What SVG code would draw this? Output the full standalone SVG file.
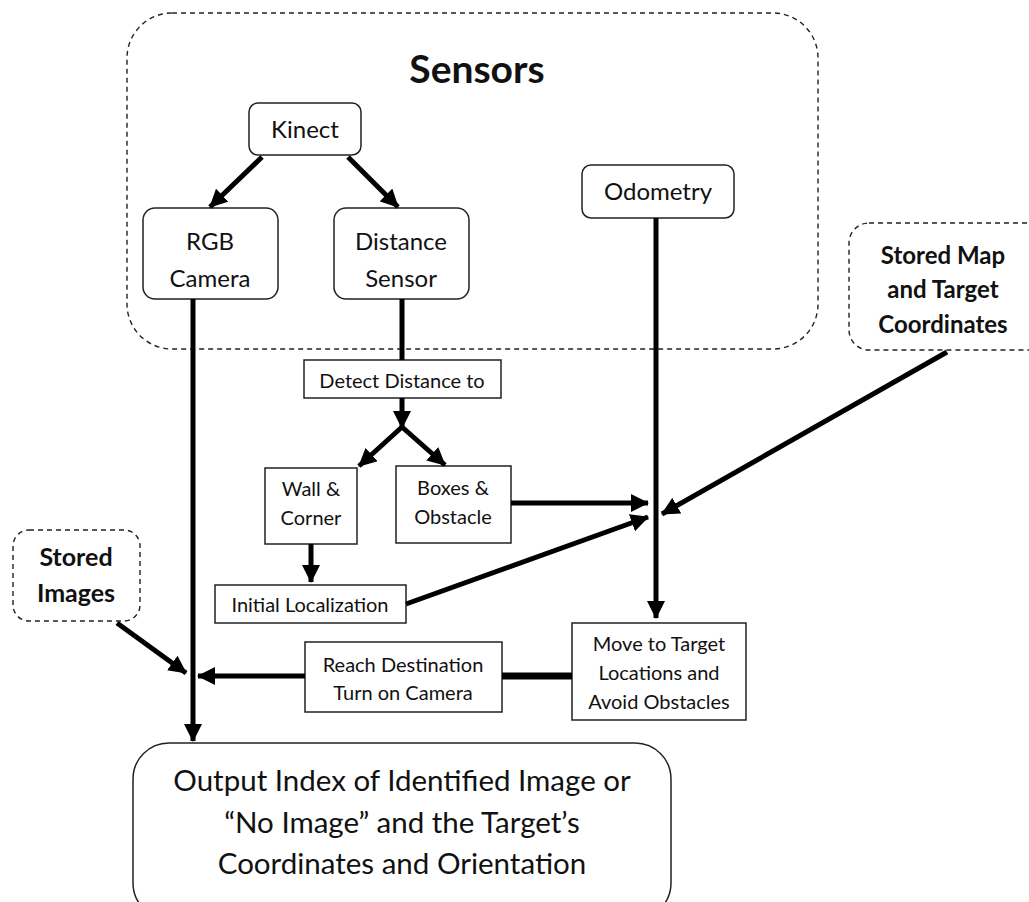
<svg xmlns="http://www.w3.org/2000/svg" width="1029" height="902" viewBox="0 0 1029 902">
<style>
  .bx{fill:#fff;stroke:#222;stroke-width:1.5}
  .dash{fill:#fff;stroke:#222;stroke-width:1.4;stroke-dasharray:5 4}
  .t{font-family:Lato,"Liberation Sans",sans-serif;fill:#111;text-anchor:middle}
  .s{font-size:20px}
  .m{font-size:24px}
  .b{font-weight:bold}
  .ln{stroke:#000;stroke-width:5;fill:none}
</style>
<defs>
  <marker id="ah" markerUnits="userSpaceOnUse" markerWidth="18" markerHeight="18" viewBox="0 0 18 18" refX="17" refY="9" orient="auto">
    <path d="M0,0 L18,9 L0,18 z" fill="#000"/>
  </marker>
</defs>
<rect width="1029" height="902" fill="#fff"/>

<g id="sensors">
  <rect class="dash" x="127" y="13" width="691" height="336" rx="45"/>
  <text class="t b" x="477" y="83" font-size="39">Sensors</text>
</g>
<g id="kinect">
  <rect class="bx" x="249" y="103" width="112" height="52" rx="9"/>
  <text class="t m" x="305" y="138">Kinect</text>
</g>
<g id="rgb">
  <rect class="bx" x="143" y="208" width="135" height="91" rx="12"/>
  <text class="t m" x="210" y="250">RGB</text>
  <text class="t m" x="210" y="287">Camera</text>
</g>
<g id="distance">
  <rect class="bx" x="334" y="208" width="135" height="91" rx="12"/>
  <text class="t m" x="401" y="250">Distance</text>
  <text class="t m" x="401" y="287">Sensor</text>
</g>
<g id="odometry">
  <rect class="bx" x="582" y="165" width="152" height="53" rx="9"/>
  <text class="t m" x="658" y="200">Odometry</text>
</g>
<g id="storedmap">
  <rect class="dash" x="849" y="223" width="200" height="127" rx="20"/>
  <text class="t b" x="943" y="264" font-size="24">Stored Map</text>
  <text class="t b" x="943" y="298" font-size="24">and Target</text>
  <text class="t b" x="943" y="333" font-size="24">Coordinates</text>
</g>
<g id="detect">
  <rect class="bx" x="304" y="360" width="197" height="38"/>
  <text class="t s" x="402" y="388">Detect Distance to</text>
</g>
<g id="wall">
  <rect class="bx" x="265" y="468" width="92" height="76"/>
  <text class="t s" x="311" y="496">Wall &amp;</text>
  <text class="t s" x="311" y="525">Corner</text>
</g>
<g id="boxes">
  <rect class="bx" x="396" y="466" width="115" height="77"/>
  <text class="t s" x="453" y="495">Boxes &amp;</text>
  <text class="t s" x="453" y="524">Obstacle</text>
</g>
<g id="initial">
  <rect class="bx" x="215" y="585" width="191" height="38"/>
  <text class="t s" x="310" y="612">Initial Localization</text>
</g>
<g id="storedimages">
  <rect class="dash" x="13" y="530" width="127" height="91" rx="16"/>
  <text class="t b" x="76" y="566" font-size="25">Stored</text>
  <text class="t b" x="76" y="602" font-size="25">Images</text>
</g>
<g id="move">
  <rect class="bx" x="572" y="623" width="174" height="97"/>
  <text class="t s" x="659" y="651">Move to Target</text>
  <text class="t s" x="659" y="680">Locations and</text>
  <text class="t s" x="659" y="709">Avoid Obstacles</text>
</g>
<g id="reach">
  <rect class="bx" x="305" y="642" width="197" height="70"/>
  <text class="t s" x="403" y="672">Reach Destination</text>
  <text class="t s" x="403" y="700">Turn on Camera</text>
</g>
<g id="output">
  <rect class="bx" x="133" y="743" width="538" height="176" rx="36"/>
  <text class="t" x="402" y="791" font-size="29.5">Output Index of Identified Image or</text>
  <text class="t" x="402" y="833" font-size="29.5">“No Image” and the Target’s</text>
  <text class="t" x="402" y="874" font-size="29.5">Coordinates and Orientation</text>
</g>

<g id="connectors">
  <line class="ln" x1="262" y1="157" x2="210" y2="207" marker-end="url(#ah)"/>
  <line class="ln" x1="348" y1="157" x2="398" y2="207" marker-end="url(#ah)"/>
  <line class="ln" x1="193" y1="299" x2="193" y2="741" marker-end="url(#ah)"/>
  <line class="ln" x1="402" y1="299" x2="402" y2="360"/>
  <line class="ln" x1="402" y1="398" x2="402" y2="428" marker-end="url(#ah)"/>
  <line class="ln" x1="402" y1="427" x2="359" y2="466" marker-end="url(#ah)"/>
  <line class="ln" x1="402" y1="427" x2="445" y2="465" marker-end="url(#ah)"/>
  <line class="ln" x1="311" y1="544" x2="311" y2="582" marker-end="url(#ah)"/>
  <line class="ln" x1="511" y1="503" x2="648" y2="503" marker-end="url(#ah)"/>
  <line class="ln" x1="406" y1="604" x2="648" y2="517" marker-end="url(#ah)"/>
  <line class="ln" x1="656" y1="218" x2="656" y2="618" marker-end="url(#ah)"/>
  <line class="ln" x1="947" y1="352" x2="662" y2="514" marker-end="url(#ah)"/>
  <line class="ln" x1="572" y1="676" x2="502" y2="676" style="stroke-width:7"/>
  <line class="ln" x1="305" y1="676" x2="198" y2="676" marker-end="url(#ah)"/>
  <line class="ln" x1="117" y1="623" x2="186" y2="673" marker-end="url(#ah)"/>
</g>
</svg>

++++++

- _Set task_
Reproduce the listing above exactly, excluding all pictures.

- _Answer to this task_
What SVG code would draw this? Output the full standalone SVG file.
<svg xmlns="http://www.w3.org/2000/svg" width="1029" height="902" viewBox="0 0 1029 902">
<style>
  .bx{fill:#fff;stroke:#222;stroke-width:1.5}
  .dash{fill:#fff;stroke:#222;stroke-width:1.4;stroke-dasharray:5 4}
  .t{font-family:Lato,"Liberation Sans",sans-serif;fill:#111;text-anchor:middle}
  .s{font-size:20px}
  .m{font-size:24px}
  .b{font-weight:bold}
  .ln{stroke:#000;stroke-width:5;fill:none}
</style>
<defs>
  <marker id="ah" markerUnits="userSpaceOnUse" markerWidth="18" markerHeight="18" viewBox="0 0 18 18" refX="17" refY="9" orient="auto">
    <path d="M0,0 L18,9 L0,18 z" fill="#000"/>
  </marker>
</defs>
<rect width="1029" height="902" fill="#fff"/>

<g id="sensors">
  <rect class="dash" x="127" y="13" width="691" height="336" rx="45"/>
  <text class="t b" x="477" y="83" font-size="39">Sensors</text>
</g>
<g id="kinect">
  <rect class="bx" x="249" y="103" width="112" height="52" rx="9"/>
  <text class="t m" x="305" y="138">Kinect</text>
</g>
<g id="rgb">
  <rect class="bx" x="143" y="208" width="135" height="91" rx="12"/>
  <text class="t m" x="210" y="250">RGB</text>
  <text class="t m" x="210" y="287">Camera</text>
</g>
<g id="distance">
  <rect class="bx" x="334" y="208" width="135" height="91" rx="12"/>
  <text class="t m" x="401" y="250">Distance</text>
  <text class="t m" x="401" y="287">Sensor</text>
</g>
<g id="odometry">
  <rect class="bx" x="582" y="165" width="152" height="53" rx="9"/>
  <text class="t m" x="658" y="200">Odometry</text>
</g>
<g id="storedmap">
  <rect class="dash" x="849" y="223" width="200" height="127" rx="20"/>
  <text class="t b" x="943" y="264" font-size="24">Stored Map</text>
  <text class="t b" x="943" y="298" font-size="24">and Target</text>
  <text class="t b" x="943" y="333" font-size="24">Coordinates</text>
</g>
<g id="detect">
  <rect class="bx" x="304" y="360" width="197" height="38"/>
  <text class="t s" x="402" y="388">Detect Distance to</text>
</g>
<g id="wall">
  <rect class="bx" x="265" y="468" width="92" height="76"/>
  <text class="t s" x="311" y="496">Wall &amp;</text>
  <text class="t s" x="311" y="525">Corner</text>
</g>
<g id="boxes">
  <rect class="bx" x="396" y="466" width="115" height="77"/>
  <text class="t s" x="453" y="495">Boxes &amp;</text>
  <text class="t s" x="453" y="524">Obstacle</text>
</g>
<g id="initial">
  <rect class="bx" x="215" y="585" width="191" height="38"/>
  <text class="t s" x="310" y="612">Initial Localization</text>
</g>
<g id="storedimages">
  <rect class="dash" x="13" y="530" width="127" height="91" rx="16"/>
  <text class="t b" x="76" y="566" font-size="25">Stored</text>
  <text class="t b" x="76" y="602" font-size="25">Images</text>
</g>
<g id="move">
  <rect class="bx" x="572" y="623" width="174" height="97"/>
  <text class="t s" x="659" y="651">Move to Target</text>
  <text class="t s" x="659" y="680">Locations and</text>
  <text class="t s" x="659" y="709">Avoid Obstacles</text>
</g>
<g id="reach">
  <rect class="bx" x="305" y="642" width="197" height="70"/>
  <text class="t s" x="403" y="672">Reach Destination</text>
  <text class="t s" x="403" y="700">Turn on Camera</text>
</g>
<g id="output">
  <rect class="bx" x="133" y="743" width="538" height="176" rx="36"/>
  <text class="t" x="402" y="791" font-size="29.5">Output Index of Identified Image or</text>
  <text class="t" x="402" y="833" font-size="29.5">“No Image” and the Target’s</text>
  <text class="t" x="402" y="874" font-size="29.5">Coordinates and Orientation</text>
</g>

<g id="connectors">
  <line class="ln" x1="262" y1="157" x2="210" y2="207" marker-end="url(#ah)"/>
  <line class="ln" x1="348" y1="157" x2="398" y2="207" marker-end="url(#ah)"/>
  <line class="ln" x1="193" y1="299" x2="193" y2="741" marker-end="url(#ah)"/>
  <line class="ln" x1="402" y1="299" x2="402" y2="360"/>
  <line class="ln" x1="402" y1="398" x2="402" y2="428" marker-end="url(#ah)"/>
  <line class="ln" x1="402" y1="427" x2="359" y2="466" marker-end="url(#ah)"/>
  <line class="ln" x1="402" y1="427" x2="445" y2="465" marker-end="url(#ah)"/>
  <line class="ln" x1="311" y1="544" x2="311" y2="582" marker-end="url(#ah)"/>
  <line class="ln" x1="511" y1="503" x2="648" y2="503" marker-end="url(#ah)"/>
  <line class="ln" x1="406" y1="604" x2="648" y2="517" marker-end="url(#ah)"/>
  <line class="ln" x1="656" y1="218" x2="656" y2="618" marker-end="url(#ah)"/>
  <line class="ln" x1="947" y1="352" x2="662" y2="514" marker-end="url(#ah)"/>
  <line class="ln" x1="572" y1="676" x2="502" y2="676" style="stroke-width:7"/>
  <line class="ln" x1="305" y1="676" x2="198" y2="676" marker-end="url(#ah)"/>
  <line class="ln" x1="117" y1="623" x2="186" y2="673" marker-end="url(#ah)"/>
</g>
</svg>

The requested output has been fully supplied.